Que Dios te bendiga y que tomes la mejor decisión, eso me dijo Esther con la voz cortándose como aguantándose las ganas de llorar. En ese momento supe que Esther me quería, que me quería igual que a los otros niños, mis primos. Que en ese momento tenía su confianza para que vieran sus ojos reencarnar en mi, su recuerdo inmaculado, la reencarnación de su tío el cura, la persona más ilustre y santa, según comentaban, había tenido la familia. 

 Lamenté decirle después, bajo la iluminación del Espíritu Santo regándose en lo más profundo de mi conciencia, a escasos días de mi encierro en el pacifico seminario diocesano, que prepararme para cura me causaría la desesperación y agonía más grande del mundo, que me daba esa corazonada y que en la vida nunca había tenido una tan fuerte. La profecía de un nuevo cura en la familia se inventó, no se cumpliría conmigo y ni se cumplirá nunca como todas las profecías. Pero tan solo le dije a Esther que había descubierto que no era mi vocación y que mejor me iba a la universidad. Ella no comentó nada - ha bueno - dijo - y continuó preparando la crema de zanahoria.  

Esther se fue tiempo antes de que me diera cuenta que la necesitaría mas que nunca en la vida, cuando nunca antes me sentí más desorientado, más triste, más solo. Cuando obtuve la beca que me dijo buscara, cuando di clases en la universidad como ella lo hizo, cuando me fui al país que ella quería visitar.  

Siempre tuve celos del cariño de Esther, siempre hice lo que decía era correcto hacer, para que me quisiera más. Me enseñó a leer, me enseñó a cocinar, me enseñó a barrer, me decía que todo lo tenía que hacer bien, que para que cuando la gente viera que las cosas estaban hechas bien, inmediatamente dijeran que lo había hecho yo. Quise ser lo que Esther quería para mi. Mucho tiempo decidí que yo tenía que pensar en mi mismo, pero cuando más la extrañé quise regresar a ser su muchachito.

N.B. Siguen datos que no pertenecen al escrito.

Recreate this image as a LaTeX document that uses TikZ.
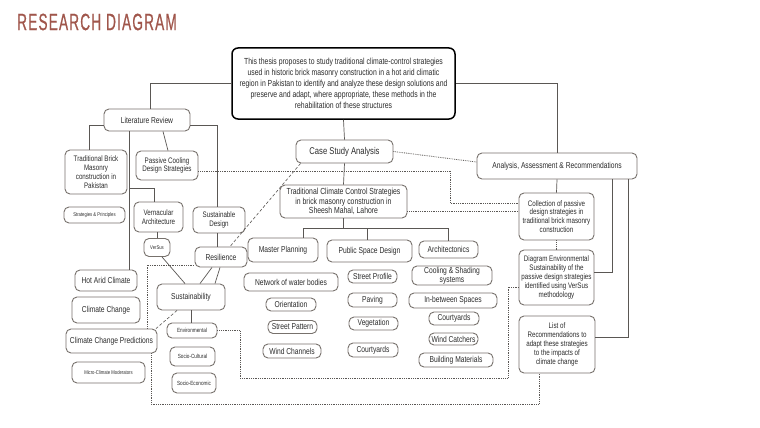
\documentclass[tikz,border=0pt]{standalone}
\usepackage{fontspec}
\setmainfont{Liberation Sans}[FakeStretch=0.78]
\newfontfamily\titlefont{Liberation Sans}[FakeStretch=0.58,LetterSpace=5,FakeBold=0.6]
\usetikzlibrary{calc}
\definecolor{bordergray}{HTML}{77716C}
\definecolor{linegray}{HTML}{5A5754}
\definecolor{txtgray}{HTML}{2C2C2C}
\definecolor{titlered}{HTML}{A0564B}
\tikzset{
  box/.style={draw=bordergray, line width=0.9pt, rounded corners=5pt, inner sep=0pt,
    align=center, text=txtgray, font=\fontsize{8.6}{9}\selectfont},
  mainbox/.style={draw=black, line width=1.5pt, rounded corners=6pt, inner sep=0pt,
    align=center, text=txtgray, font=\fontsize{8.8}{11}\selectfont},
  fB/.style={font=\fontsize{8.8}{9.3}\selectfont},
  fC/.style={font=\fontsize{8}{8.8}\selectfont},
  fD/.style={font=\fontsize{5.4}{6}\selectfont},
  fE/.style={font=\fontsize{6}{6.5}\selectfont},
  conn/.style={draw=linegray, line width=0.7pt},
  dotconn/.style={draw=linegray, line width=0.8pt, densely dotted},
  dashconn/.style={draw=linegray, line width=0.6pt, densely dashed},
}
\begin{document}
\begin{tikzpicture}[x=1pt,y=-1pt]
\useasboundingbox (0,0) rectangle (760,428);
\fill[white] (0,0) rectangle (760,428);
\node[anchor=west, text=titlered, font=\titlefont\fontsize{23.5}{24}\selectfont, inner sep=0pt] (title) at (17,22) {RESEARCH DIAGRAM};

% main
\node[mainbox, minimum width=223, minimum height=71] (main) at (343.5,83.5) {This thesis proposes to study traditional climate-control strategies\\used in historic brick masonry construction in a hot arid climatic\\region in Pakistan to identify and analyze these design solutions and\\preserve and adapt, where appropriate, these methods in the\\rehabilitation of these structures};

\node[box, minimum width=86, minimum height=22] (LR) at (147,120) {Literature Review};
\node[box, font=\fontsize{9.8}{10}\selectfont, minimum width=97, minimum height=23] (CS) at (344.5,151.5) {Case Study Analysis};
\node[box, minimum width=160, minimum height=26] (AAR) at (557,166) {Analysis, Assessment \& Recommendations};
\node[box, fB, minimum width=127, minimum height=33] (TCC) at (343.5,201.5) {Traditional Climate Control Strategies\\in brick masonry construction in\\Sheesh Mahal, Lahore};

\node[box, minimum width=70, minimum height=24] (MP) at (283,250) {Master Planning};
\node[box, minimum width=85, minimum height=22] (PSD) at (369.5,251) {Public Space Design};
\node[box, minimum width=59, minimum height=17] (ARC) at (448.5,249.5) {Architectonics};

\node[box, minimum width=94, minimum height=18] (NWB) at (291,282) {Network of water bodies};
\node[box, minimum width=50, minimum height=13] (ORI) at (291,304.5) {Orientation};
\node[box, minimum width=49, minimum height=13] (SPA) at (292.5,327) {Street Pattern};
\node[box, minimum width=58, minimum height=14] (WCH) at (292,351) {Wind Channels};

\node[box, minimum width=49, minimum height=13] (STP) at (372.5,276.5) {Street Profile};
\node[box, minimum width=49, minimum height=14] (PAV) at (372.5,300) {Paving};
\node[box, minimum width=49, minimum height=13] (VEG) at (373.5,323.5) {Vegetation};
\node[box, minimum width=50, minimum height=14] (CY1) at (373,350) {Courtyards};

\node[box, minimum width=80, minimum height=19] (CSS) at (452,275.5) {Cooling \& Shading\\systems};
\node[box, minimum width=88, minimum height=15] (IBS) at (453,300.5) {In-between Spaces};
\node[box, minimum width=50, minimum height=13] (CY2) at (454,318.5) {Courtyards};
\node[box, minimum width=49, minimum height=12] (WCA) at (453.5,339) {Wind Catchers};
\node[box, minimum width=74, minimum height=14] (BM) at (456,360) {Building Materials};

\node[box, fC, minimum width=75, minimum height=47] (COL) at (556.5,216.5) {Collection of passive\\design strategies in\\traditional brick masonry\\construction};
\node[box, fC, minimum width=75, minimum height=55] (DIA) at (556.5,277.5) {Diagram Environmental\\Sustainability of the\\passive design strategies\\identified using VerSus\\methodology};
\node[box, fC, minimum width=76, minimum height=57] (LIST) at (557,344.5) {List of\\Recommendations to\\adapt these strategies\\to the impacts of\\climate change};

\node[box, fC, minimum width=62, minimum height=44] (TBM) at (96,172) {Traditional Brick\\Masonry\\construction in\\Pakistan};
\node[box, fC, minimum width=62, minimum height=29] (PC) at (167,165.5) {Passive Cooling\\Design Strategies};
\node[box, fD, minimum width=61, minimum height=16] (SPR) at (94.5,215) {Strategies \& Principles};
\node[box, fC, minimum width=49, minimum height=30] (VA) at (158.5,217) {Vernacular\\Architecture};
\node[box, fC, minimum width=52, minimum height=26] (SD) at (219,220) {Sustainable\\Design};
\node[box, fD, minimum width=26, minimum height=18] (VS) at (157,247.5) {VerSus};
\node[box, minimum width=52, minimum height=20] (RES) at (221,257) {Resilience};

\node[box, minimum width=62, minimum height=21] (HAC) at (106,280.5) {Hot Arid Climate};
\node[box, minimum width=68, minimum height=26] (CC) at (106,310) {Climate Change};
\node[box, minimum width=91, minimum height=24] (CCP) at (111.5,341) {Climate Change Predictions};
\node[box, fD, minimum width=73, minimum height=21] (MCM) at (108.5,372.5) {Micro-Climate Moderators};

\node[box, minimum width=68, minimum height=26] (SUS) at (191,297) {Sustainability};
\node[box, fE, minimum width=50, minimum height=15] (ENV) at (192,330.5) {Environmental};
\node[box, fE, minimum width=45, minimum height=19] (SC) at (192.5,356.5) {Socio-Cultural};
\node[box, fE, minimum width=44, minimum height=20] (SE) at (194,383) {Socio-Economic};

% solid connectors
\draw[conn] (main.west) -| ([xshift=3]LR.north);
\draw[conn] (main.east) -| (AAR.north);
\draw[conn] (main.south) -- (CS.north);
\draw[conn] (CS.south) -- (TCC.north);
\coordinate (busL) at (303,228);
\coordinate (busM) at (367,228);
\coordinate (busR) at (448,228);
\draw[conn] (TCC.south) -- (TCC.south |- busL);
\draw[conn] (busL) -- (busR);
\draw[conn] (busL) -- (busL |- MP.north);
\draw[conn] (busM) -- (busM |- PSD.north);
\draw[conn] (busR) -- (busR |- ARC.north);
\draw[conn] (AAR.south) -- (COL.north);
\draw[conn] ([xshift=55]AAR.south) |- ([yshift=5.5]DIA.east);
\draw[conn] ([xshift=71]AAR.south) |- ([yshift=7.5]LIST.east);
\draw[conn] ([yshift=-5]LR.east) -| ([xshift=-2]SD.north);
\draw[conn] ([xshift=-2]SD.south) -- ([xshift=-4]RES.north);
\draw[conn] ([yshift=-5]LR.west) -| ([xshift=-7]TBM.north);
\draw[conn] ([xshift=-18]LR.south) -- ([xshift=-18]LR.south |- HAC.north);
\coordinate (j1) at (129,188);
\draw[conn] (j1) -| ([xshift=-4.5]VA.north);
\draw[conn] ([xshift=16]LR.south) -- ([xshift=1]PC.north);
\draw[conn] ([xshift=-1.5]VA.south) -- (VS.north);
\draw[conn] ([xshift=5]VS.south) -- ([xshift=-6]SUS.north);
\draw[conn] ([xshift=-9]RES.south) -- ([xshift=9]SUS.north);
\draw[conn] ([xshift=-1]RES.south) -- ([xshift=24]SUS.north);
\draw[conn] (SUS.south) -- (ENV.north -| SUS.south);

% dashed connectors
\draw[dashconn] ([xshift=5]CS.south west) -- ([xshift=9]RES.north);
\draw[dashconn] ([xshift=-14]SUS.south) -- ([xshift=44.5]CCP.north);

% dotted connectors
\draw[dotconn] (CS.east) -- ([yshift=4]AAR.west);
\draw[dotconn] (COL.south) -- (DIA.north);
\draw[dotconn] ([yshift=-5.5]PC.east) -- (450,171) -- (450,203) -- ([yshift=13.5]COL.west);
\draw[dotconn] ([yshift=-10]TCC.east) -- ([yshift=-10]TCC.east -| COL.west);
\draw[dotconn] (ENV.east) -- (240,330.5) -- (240,378) -- (508,378) -- (508,287) -- ([yshift=-9.5]DIA.west);
\draw[dotconn] ([xshift=39.5]CCP.south) -- (151,404) -- (539,404) -- ([xshift=-18]LIST.south);
\draw[dotconn] ([xshift=35.5]CCP.north) -- (147,265) -- ([yshift=-8]RES.west);
\end{tikzpicture}
\end{document}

Nunca dije palabras genuinas, nunca le pregunté porqué una profesora de universidad se volvió católica, nunca le pregunté porque no me eligió como su acompañante en la premiación de sus cuentos infantiles si de sus nietos era el más lector. 

Las plegarias que nos enseñaron nos quitaron nuestra identidad, nuestra libertad de hablar. El respirador le robaba el alma lentamente, intenté hablar con ella, decían que escuchaba, pero me sentía un imbécil, absurdo, porque nunca le dije que la quería, que era muy importante en mi vida. Que me sentía vacío, que me sentía solo, que no le dijera a mis padres, no por la acusación, sino porque seguro los regañaría, como si mis temores fueran su responsabilidad siendo ya un adulto. 

Nunca la dije en aquella tarde de lluvia que necesitaba dinero para irme a tomar un café con Leticia. Esther me dió dinero por si necesitaba algo en la universidad.